The Father is the principal destination and the Son is the vehicle, or passage way to the heart of Abba-God. (Abba is Hebrew for: Papa or Da-da, an endearing term for Father).
“For you did not receive the spirit of slavery to fall back into fear, but you have received the Spirit of adoption as sons, by whom we cry, “Abba! Father!” Romans 8:15 (ESV)
“Because you are now part of God’s family, He sent the Spirit of His Son into our hearts; and the Spirit calls out, “Abba, Father.” Galatians 4:6 (VOICE)
For those who have the Water of Life, start watering. For those of you my dear friends, and those whom I’ve not had the pleasure in meeting, drink deeply from the Water of Life, and you will never go thirsty again.

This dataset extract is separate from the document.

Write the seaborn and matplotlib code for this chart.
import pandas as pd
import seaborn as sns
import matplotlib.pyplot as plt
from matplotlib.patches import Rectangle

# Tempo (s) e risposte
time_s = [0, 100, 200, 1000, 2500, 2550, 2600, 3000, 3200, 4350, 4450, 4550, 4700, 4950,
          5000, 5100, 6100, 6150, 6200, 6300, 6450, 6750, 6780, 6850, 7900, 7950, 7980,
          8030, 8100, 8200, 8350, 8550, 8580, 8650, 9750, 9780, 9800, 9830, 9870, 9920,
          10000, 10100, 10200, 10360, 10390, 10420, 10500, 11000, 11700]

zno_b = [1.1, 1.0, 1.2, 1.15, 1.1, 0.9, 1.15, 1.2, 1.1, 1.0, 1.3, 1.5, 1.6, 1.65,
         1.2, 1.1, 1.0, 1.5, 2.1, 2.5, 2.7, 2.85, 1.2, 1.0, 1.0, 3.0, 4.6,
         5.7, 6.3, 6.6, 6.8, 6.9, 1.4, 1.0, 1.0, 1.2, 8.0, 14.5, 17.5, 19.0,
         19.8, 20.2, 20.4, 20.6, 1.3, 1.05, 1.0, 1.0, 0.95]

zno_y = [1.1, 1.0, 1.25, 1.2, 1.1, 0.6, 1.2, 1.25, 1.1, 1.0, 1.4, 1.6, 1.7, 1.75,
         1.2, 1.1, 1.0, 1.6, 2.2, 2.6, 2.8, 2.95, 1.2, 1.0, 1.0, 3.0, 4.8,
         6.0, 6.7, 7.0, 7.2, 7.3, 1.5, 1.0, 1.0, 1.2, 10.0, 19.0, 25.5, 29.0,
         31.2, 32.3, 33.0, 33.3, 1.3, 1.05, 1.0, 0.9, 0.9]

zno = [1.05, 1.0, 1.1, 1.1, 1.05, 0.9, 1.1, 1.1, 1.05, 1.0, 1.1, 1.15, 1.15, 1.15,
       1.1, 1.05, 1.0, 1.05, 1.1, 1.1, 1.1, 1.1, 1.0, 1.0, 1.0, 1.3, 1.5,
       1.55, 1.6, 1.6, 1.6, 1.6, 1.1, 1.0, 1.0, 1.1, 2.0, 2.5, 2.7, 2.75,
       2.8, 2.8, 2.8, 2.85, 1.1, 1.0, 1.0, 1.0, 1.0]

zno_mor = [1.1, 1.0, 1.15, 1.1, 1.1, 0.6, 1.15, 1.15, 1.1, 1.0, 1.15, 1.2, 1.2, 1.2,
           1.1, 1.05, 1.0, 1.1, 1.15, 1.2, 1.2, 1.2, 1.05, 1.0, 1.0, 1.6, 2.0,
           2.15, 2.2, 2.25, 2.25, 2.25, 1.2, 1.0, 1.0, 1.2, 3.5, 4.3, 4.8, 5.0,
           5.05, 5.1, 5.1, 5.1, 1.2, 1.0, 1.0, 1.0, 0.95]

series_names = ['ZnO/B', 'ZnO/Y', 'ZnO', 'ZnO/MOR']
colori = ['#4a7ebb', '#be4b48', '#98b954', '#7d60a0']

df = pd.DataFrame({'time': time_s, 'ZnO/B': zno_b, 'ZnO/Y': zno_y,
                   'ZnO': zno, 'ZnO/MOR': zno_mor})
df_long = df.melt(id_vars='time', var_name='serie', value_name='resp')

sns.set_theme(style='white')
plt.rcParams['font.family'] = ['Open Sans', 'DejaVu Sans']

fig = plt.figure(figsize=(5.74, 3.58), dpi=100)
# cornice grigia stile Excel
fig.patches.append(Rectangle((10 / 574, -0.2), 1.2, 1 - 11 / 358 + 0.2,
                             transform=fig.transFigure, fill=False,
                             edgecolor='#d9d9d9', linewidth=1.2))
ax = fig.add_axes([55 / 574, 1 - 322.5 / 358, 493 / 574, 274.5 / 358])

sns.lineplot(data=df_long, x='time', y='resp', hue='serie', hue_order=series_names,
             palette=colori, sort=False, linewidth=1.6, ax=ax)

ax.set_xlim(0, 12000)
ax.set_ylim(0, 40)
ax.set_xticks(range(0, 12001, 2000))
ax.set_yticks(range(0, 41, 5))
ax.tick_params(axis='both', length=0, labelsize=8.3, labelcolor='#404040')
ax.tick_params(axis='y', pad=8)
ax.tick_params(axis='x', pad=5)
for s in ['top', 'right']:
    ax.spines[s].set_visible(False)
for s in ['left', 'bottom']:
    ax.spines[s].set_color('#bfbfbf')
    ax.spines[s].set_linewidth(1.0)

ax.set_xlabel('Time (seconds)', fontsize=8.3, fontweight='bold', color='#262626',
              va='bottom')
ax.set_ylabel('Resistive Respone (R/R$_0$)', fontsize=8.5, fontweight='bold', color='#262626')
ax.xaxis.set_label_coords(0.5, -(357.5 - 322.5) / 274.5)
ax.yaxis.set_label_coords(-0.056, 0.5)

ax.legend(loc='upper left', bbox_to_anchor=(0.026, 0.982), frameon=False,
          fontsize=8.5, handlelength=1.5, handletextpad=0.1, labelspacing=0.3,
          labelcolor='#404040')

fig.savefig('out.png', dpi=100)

Jesus said, “… Anyone who drinks the water I give will never thirst—not ever. The water I give will be an artesian spring within, gushing fountains of endless life.” John 4:14 (MSG)
If you want to hear more about this amazing Water and the Father Heart of God, message me, or ask for it from others who are drinking from this Well of Life and who are acquainted with the Abba of Jesus.
Don’t remain in slavery, and do not give into fear, but receive the Spirit of Life, of adoption into the family of God — into the Father-Heart of God.
Do not silently hide, or dismiss your heart, become the man you were meant to become, and simply pray and ask God to father you in the way you should go, and you will find peace and wholeness.
Our God is no deadbeat Dad, but the Everlasting Father, Wonderful Counselor, the Mighty God and the Prince of Peace!
Becoming a true and whole man is what every real woman desires – she’s after the authentic you.